Today, no single framework dominates. The leading players move fluidly between methods depending on the game state. When the bag still contains several tiles, they rely on the Tile-Tracking School's probabilistic reasoning to estimate draw odds and block probabilities. As the bag empties, they shift to simulation-style thinking, evaluating a handful of candidate plays by their likely outcomes. And in the final, deterministic endgame, they draw on engine-prepared knowledge, playing the memorized optimal line. The frameworks agree on the fundamental structure of the endgame—that it is a finite, deterministic problem—but they disagree on how much of that structure can be internalized by a human. Some argue that engine preparation reduces the endgame to rote memorization, stripping away the creativity that made the game compelling. Others counter that perfect information simply raises the skill ceiling: a player who understands the principles behind the tablebase lines can adapt to novel positions that the engine has not explicitly solved.

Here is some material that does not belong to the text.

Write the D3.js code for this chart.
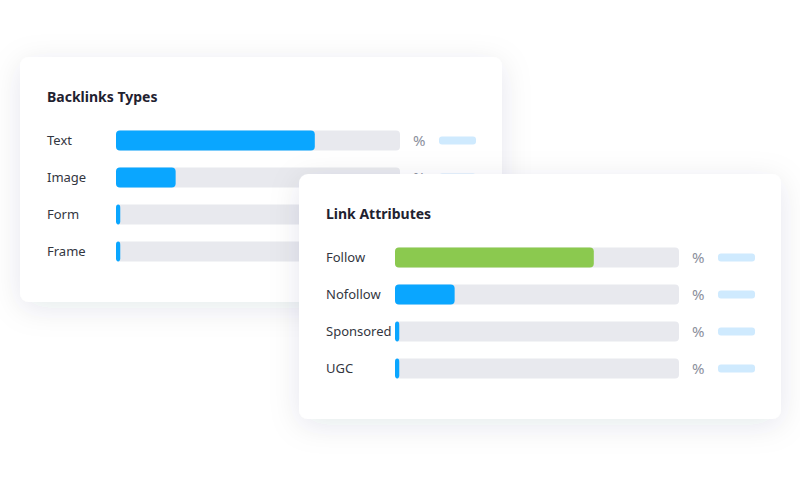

This living disagreement is unlikely to be resolved, because it touches on deeper questions about what counts as skill in a game that can be computationally solved. What is clear is that the endgame, once the most mysterious phase of Scrabble, is now the most thoroughly understood—and that understanding has come not from a single breakthrough but from a century-long conversation between intuition, probability, simulation, and computation.